Through these techniques and the use of Faiz and Jalib’s poetry, Madeeha depicted the rot in the society, vulgar consumption of the ruling classes, high-handedness of the government authorities, demolition of katchi abadis, terror engendered by the military regime, harassment of women, predominance of cheap commercial entertainment, bombing of populations by the air force jets, entry into the Afghan jihad, hypocrisy of the mullahs and betrayal of the promise of independence by parting from India. The entire history of the universe was captured by showing how the galaxies, sun, moon, stars and the planets evolved, and later how slavery and other forms of inequality on the earth began.

On the opening night, all my fears proved wrong. Thirsty for entertainment and fed up with the terrifying regime, people came to watch the play in droves -- and the reviews were glowing with many critics calling the play multi-dimensional, enjoyable, humorous, yet exceedingly serious. It was a complete success, and every newspaper of the time wrote about it in glowing terms. Even more people came on the following nights, and many were impressed by the innovative techniques, which were a refreshing change from the usual stuff passed off as theatre.

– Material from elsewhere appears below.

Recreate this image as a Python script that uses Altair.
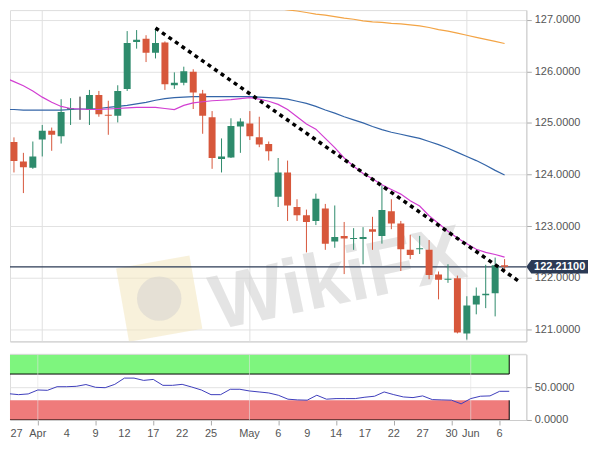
import altair as alt
import pandas as pd

# ---------------- data ----------------
day_index = list(range(54))  # trading days 26 Mar 2019 .. 7 Jun 2019
opens = [124.39, 124.63, 124.25, 124.13, 124.68, 124.85, 124.74, 125.26, 125.27, 125.25,
         125.54, 125.16, 125.14, 125.66, 126.57, 126.63, 126.36, 126.56, 125.73, 125.78,
         125.99, 125.57, 125.11, 124.30, 124.33, 124.93, 124.99, 124.72, 124.59, 123.57,
         124.04, 123.37, 123.21, 123.10, 123.34, 122.70, 122.81, 122.75, 122.75, 122.94,
         122.81, 123.29, 123.05, 122.54, 122.55, 122.54, 122.06, 121.96, 121.99, 120.92,
         121.48, 121.66, 121.70, 122.24]
highs = [124.75, 124.72, 124.42, 124.64, 124.96, 124.91, 125.46, 125.48, 125.51, 125.64,
         125.62, 125.43, 125.73, 126.78, 126.80, 126.70, 126.84, 126.58, 125.98, 126.09,
         126.04, 125.64, 125.23, 124.70, 125.09, 125.09, 125.23, 125.12, 124.64, 124.32,
         124.27, 123.52, 123.32, 123.63, 123.43, 123.40, 123.08, 122.96, 122.98, 123.18,
         123.79, 123.52, 123.10, 122.83, 122.81, 122.73, 122.12, 122.26, 122.04, 121.64,
         121.81, 122.25, 122.39, 122.36]
lows = [124.30, 124.04, 123.64, 124.11, 124.35, 124.46, 124.60, 124.96, 125.06, 124.96,
        125.12, 124.77, 125.01, 125.62, 126.44, 126.18, 126.25, 125.64, 125.66, 125.73,
        125.27, 124.79, 124.11, 124.04, 124.32, 124.42, 124.67, 124.53, 124.27, 123.37,
        123.10, 123.10, 122.49, 123.02, 122.54, 122.58, 122.07, 122.54, 122.26, 122.54,
        122.66, 122.94, 122.13, 122.36, 122.46, 121.97, 121.58, 121.90, 120.92, 120.80,
        121.29, 121.41, 121.25, 122.12]
closes = [124.64, 124.26, 124.14, 124.35, 124.85, 124.77, 125.21, 125.29, 125.27, 125.54,
          125.17, 125.14, 125.62, 126.55, 126.61, 126.36, 126.55, 125.75, 125.78, 126.00,
          125.59, 125.14, 124.32, 124.35, 124.94, 125.03, 124.74, 124.58, 124.45, 124.04,
          123.40, 123.21, 123.08, 123.53, 122.66, 122.79, 122.76, 122.77, 122.79, 122.89,
          123.31, 123.05, 122.55, 122.44, 122.57, 122.05, 121.96, 121.98, 120.94, 121.46,
          121.65, 121.69, 122.24, 122.211]
ma_blue = [125.26, 125.26, 125.25, 125.25, 125.25, 125.25, 125.25, 125.26, 125.27, 125.27,
           125.28, 125.30, 125.32, 125.34, 125.37, 125.40, 125.44, 125.47, 125.49, 125.50,
           125.51, 125.51, 125.51, 125.51, 125.51, 125.51, 125.51, 125.50, 125.49, 125.48,
           125.46, 125.42, 125.38, 125.32, 125.25, 125.19, 125.12, 125.06, 125.00, 124.93,
           124.87, 124.82, 124.78, 124.74, 124.70, 124.64, 124.58, 124.51, 124.43, 124.35,
           124.27, 124.18, 124.08, 123.99]
ma_magenta = [125.88, 125.80, 125.72, 125.62, 125.50, 125.40, 125.32, 125.28, 125.27, 125.26,
              125.26, 125.27, 125.28, 125.29, 125.30, 125.30, 125.30, 125.28, 125.26, 125.34,
              125.39, 125.41, 125.43, 125.44, 125.45, 125.47, 125.49, 125.46, 125.42, 125.36,
              125.26, 125.12, 124.98, 124.88, 124.70, 124.52, 124.32, 124.16, 124.02, 123.92,
              123.80, 123.71, 123.62, 123.49, 123.39, 123.20, 123.05, 122.90, 122.77, 122.66,
              122.55, 122.49, 122.45, 122.40]
orange_index = list(range(23, 54))
ma_orange = [127.38, 127.35, 127.33, 127.31, 127.28, 127.25, 127.22, 127.19, 127.17, 127.14,
             127.11, 127.09, 127.06, 127.03, 127.01, 126.98, 126.96, 126.95, 126.93, 126.92,
             126.90, 126.88, 126.85, 126.81, 126.78, 126.74, 126.70, 126.66, 126.62, 126.58,
             126.54]
rsi = [41.9, 40.0, 38.6, 39.7, 45.7, 45.2, 50.7, 50.7, 51.3, 54.0,
       49.8, 49.2, 54.3, 63.8, 63.8, 60.3, 61.8, 52.8, 52.8, 54.3,
       50.2, 45.7, 38.6, 38.6, 46.8, 46.8, 44.2, 42.7, 41.2, 37.7,
       31.7, 30.6, 30.2, 37.7, 31.7, 32.6, 32.6, 32.6, 34.7, 36.2,
       42.7, 38.6, 35.1, 34.1, 36.7, 31.1, 30.6, 30.2, 24.6, 32.6,
       36.2, 36.7, 43.7, 43.7]

tick_index = [1, 4, 7, 10, 13, 16, 19, 22, 26, 29, 32, 35, 38, 41, 44, 47, 49, 52]
tick_labels = ["27", "Apr", "4", "9", "12", "17", "22", "25", "May", "6", "9",
               "14", "17", "22", "27", "30", "Jun", "6"]
month_index = [4, 26, 49]
price_ticks = [121, 122, 123, 124, 125, 126, 127]
rsi_ticks = [0, 50]
trend_index = [16, 54.6]
trend_value = [126.84, 121.92]
last_price = 122.211
band_low = [70, 0]
band_high = [100, 30]
band_fill = ["#7ef57e", "#ef7b7b"]
band_start = -1
band_end = 53

# ---------------- frames ----------------
X_LO, X_HI = 1.1065, 54.778
df = pd.DataFrame({"i": day_index, "open": opens, "high": highs, "low": lows,
                   "close": closes, "blue": ma_blue, "magenta": ma_magenta, "rsi": rsi})
df["dir"] = ["up" if c > o else ("down" if c < o else "flat") for o, c in zip(opens, closes)]
orange_df = pd.DataFrame({"i": orange_index, "v": ma_orange})
months_df = pd.DataFrame({"i": month_index})
trend_df = pd.DataFrame({"i": trend_index, "v": trend_value})
last_df = pd.DataFrame({"p": [last_price], "label": [f"{last_price:.5f}"]})
ticks_df = pd.DataFrame({"i": tick_index, "label": tick_labels})
ticks_in = ticks_df[ticks_df["i"] >= X_LO + 0.5]
ticks_edge = ticks_df[ticks_df["i"] < X_LO + 0.5]
bands_df = pd.DataFrame({"x1": [band_start] * 2, "x2": [band_end] * 2,
                         "lo": band_low, "hi": band_high, "fill": band_fill})
edge_rows = []
for lo, hi in zip(band_low, band_high):
    edge_rows.append({"x1": band_start, "x2": band_end, "y1": lo, "y2": lo})
    edge_rows.append({"x1": band_end, "x2": band_end, "y1": lo, "y2": hi})
edges_df = pd.DataFrame(edge_rows)

FONT = "Liberation Sans"
GREEN, RED, FLAT = "#2e8b6c", "#d7573b", "#111111"

xs = alt.Scale(domain=[X_LO, X_HI], nice=False, zero=False)
ys = alt.Scale(domain=[120.765, 127.187], nice=False, zero=False)
xs2 = alt.Scale(domain=[X_LO, X_HI], nice=False, zero=False)
ys2 = alt.Scale(domain=[0, 100], nice=False, zero=False)

main_x_axis = alt.Axis(labels=False, ticks=False, grid=False, domain=True,
                       domainColor="#cccccc", title=None)
main_y_axis = alt.Axis(orient="right", values=price_ticks, format=".4f", labelFontSize=11,
                       labelColor="#555555", labelFont=FONT, tickSize=5, tickColor="#aaaaaa",
                       domainColor="#cccccc", gridColor="#e2e2e2", labelPadding=3, title=None)
dir_color = alt.Color("dir:N", scale=alt.Scale(domain=["up", "down", "flat"],
                                               range=[GREEN, RED, FLAT]), legend=None)

month_rules = alt.Chart(months_df).mark_rule(color="#e0e0e0", strokeWidth=1).encode(
    x=alt.X("i:Q", scale=xs, axis=main_x_axis))

wm_square = alt.Chart(last_df).mark_point(shape="square", filled=True, size=5600,
                                          color="#f2e6bd", opacity=0.55, angle=350,
                                          clip=True).encode(
    x=alt.value(150), y=alt.value(290))
wm_circle = alt.Chart(last_df).mark_circle(size=2000, color="#d9d6d0", opacity=0.6,
                                           clip=True).encode(
    x=alt.value(150), y=alt.value(290))
wm_text = alt.Chart(last_df).mark_text(text="WikiFX", fontSize=78, fontWeight="bold",
                                       font=FONT, color="#d3d3d3", opacity=0.6,
                                       angle=348, align="center", baseline="middle",
                                       clip=True).encode(
    x=alt.value(330), y=alt.value(272))

blue_line = alt.Chart(df).mark_line(color="#3465a8", strokeWidth=1.2, clip=True).encode(
    x=alt.X("i:Q", scale=xs), y=alt.Y("blue:Q", scale=ys, axis=main_y_axis))
magenta_line = alt.Chart(df).mark_line(color="#d23fd2", strokeWidth=1.2, clip=True).encode(
    x=alt.X("i:Q", scale=xs), y=alt.Y("magenta:Q", scale=ys))
orange_line = alt.Chart(orange_df).mark_line(color="#f3a445", strokeWidth=1.2, clip=True).encode(
    x=alt.X("i:Q", scale=xs), y=alt.Y("v:Q", scale=ys))

price_rule = alt.Chart(last_df).mark_rule(color="#2b3a55", strokeWidth=1.2).encode(
    y=alt.Y("p:Q", scale=ys))

wicks = alt.Chart(df).mark_rule(strokeWidth=1, clip=True).encode(
    x=alt.X("i:Q", scale=xs), y=alt.Y("low:Q", scale=ys), y2="high:Q", color=dir_color)
bodies = alt.Chart(df).mark_bar(width=7, clip=True).encode(
    x=alt.X("i:Q", scale=xs), y=alt.Y("open:Q", scale=ys), y2="close:Q", color=dir_color)

trend = alt.Chart(trend_df).mark_line(color="black", strokeWidth=3.5, strokeDash=[4, 4],
                                      clip=True).encode(
    x=alt.X("i:Q", scale=xs), y=alt.Y("v:Q", scale=ys))

tag_path = "M-1,0L-0.84,-0.22L1,-0.22L1,0.22L-0.84,0.22Z"
tag = alt.Chart(last_df).mark_point(shape=tag_path, filled=True, size=3844, color="#2b3a55",
                                    opacity=1, strokeWidth=0).encode(
    x=alt.value(550), y=alt.Y("p:Q", scale=ys))
tag_text = alt.Chart(last_df).mark_text(color="white", fontSize=11, fontWeight="bold",
                                        font=FONT, align="center", baseline="middle").encode(
    x=alt.value(552.5), y=alt.Y("p:Q", scale=ys), text="label:N")

main = alt.layer(month_rules, wm_square, wm_circle, wm_text, blue_line, orange_line,
                 price_rule, wicks, bodies, magenta_line, trend, tag, tag_text).properties(
    width=519, height=333)

# ---------------- RSI panel ----------------
low_x_axis = alt.Axis(values=tick_index, labels=False, grid=False, tickSize=5,
                      tickColor="#aaaaaa", domainColor="#cccccc", title=None)
low_y_axis = alt.Axis(orient="right", values=rsi_ticks, format=".4f", labelFontSize=11,
                      labelColor="#555555", labelFont=FONT, tickSize=5, tickColor="#aaaaaa",
                      domainColor="#cccccc", gridColor="#e2e2e2", labelPadding=3, title=None)

bands = alt.Chart(bands_df).mark_rect(clip=True).encode(
    x=alt.X("x1:Q", scale=xs2, axis=low_x_axis), x2="x2:Q",
    y=alt.Y("lo:Q", scale=ys2, axis=low_y_axis), y2="hi:Q",
    color=alt.Color("fill:N", scale=None))
band_edges = alt.Chart(edges_df).mark_rule(color="black", strokeWidth=1, clip=True).encode(
    x=alt.X("x1:Q", scale=xs2), x2="x2:Q", y=alt.Y("y1:Q", scale=ys2), y2="y2:Q")
low_months = alt.Chart(months_df).mark_rule(color="#e0e0e0", strokeWidth=1, opacity=0.6).encode(
    x=alt.X("i:Q", scale=xs2))
top_line = alt.Chart(last_df).mark_rule(color="#d8d8d8").encode(y=alt.datum(100, scale=ys2))
rsi_line = alt.Chart(df).mark_line(color="#3d3dbb", strokeWidth=1, clip=True).encode(
    x=alt.X("i:Q", scale=xs2), y=alt.Y("rsi:Q", scale=ys2))
tick_text = alt.Chart(ticks_in).mark_text(fontSize=11, font=FONT, color="#555555",
                                          align="center", baseline="middle").encode(
    x=alt.X("i:Q", scale=xs2), y=alt.value(80), text="label:N")
tick_text_edge = alt.Chart(ticks_edge).mark_text(fontSize=11, font=FONT, color="#555555",
                                                 align="left", baseline="middle", dx=1.5).encode(
    x=alt.X("i:Q", scale=xs2), y=alt.value(80), text="label:N")

lower = alt.layer(bands, band_edges, low_months, top_line, rsi_line, tick_text,
                  tick_text_edge).properties(width=519, height=66)

chart = alt.vconcat(main, lower, spacing=11).resolve_scale(
    x="independent", y="independent").properties(
    padding={"left": 0, "top": 0, "right": 2, "bottom": 2},
    background="white").configure_view(fill="#f4f4f4", stroke=None).configure(font=FONT)

chart.save("out.html", embed_options={"renderer": "svg", "actions": False})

Madeeha never looked back. Her theatre group called Ajoka, meaning contemporary, became well known for its unique style, innovative technique and roots in the subcontinental theatre traditions. After the unprecedented success of Jaloos, she went on to produce several plays about fundamentalist and extremist view of religion propagated by the Zia regime, treatment of workers in brick kilns, treatment of women by families, society and the state.

Most of her work was original and evolved from discussions with the group, while some of it was based on adaptations of Lorca and Brecht, for example she presented Lorca’s Blood Wedding and Brecht’s Three Penny Opera in Urdu and Punjabi.

Madeeha’s marriage with Shahid Nadeem enriched the work of both because they became a great team -- like Aslam Azhar and Nasreen Azhar, and Naeem Tahir and Yasmin Tahir in earlier times. Shahid wrote a large number of plays in which the themes ranged from the oppression of women, to use of religion by the state, to persecution of a man like Manto for his unorthodox portrayals of the reality of partition and after.

Some of these plays include Bullah, about the Sufi saint from Kasur who challenged the power of his time and promoted peace and harmony between people of different religions, nations and cultures. Others include Jhalli Kithay Jaavay, Dhee Rani, Sharam di Gul, Barri and Lappar on women’s issues. Then there was Dekh Tamasha Chalta Ban, Dukh Darya and several others on the social, economic and political issues of our times.

Ajoka first became known in all of South Asia and later received accolades globally with some of the plays being staged in London and America.

For 10 years I took part in many of the Ajoka productions, including Barri, Jum Jum Jeevay Jaman Pura, Blood Wedding, Dhee Rani, Sharam di Gul and Lappar. Later on young new people joined, and continue to perform and entertain while raising social issues.

As we say goodbye to the dynamic and irrepressible Madeeha, I find comfort in the thought that her legacy will continue and her work will expand as her spirit lives on in her work. I will miss my friend but I feel honoured to have known her, and learned from her about new ways of understanding theatre and its relevance in our lives.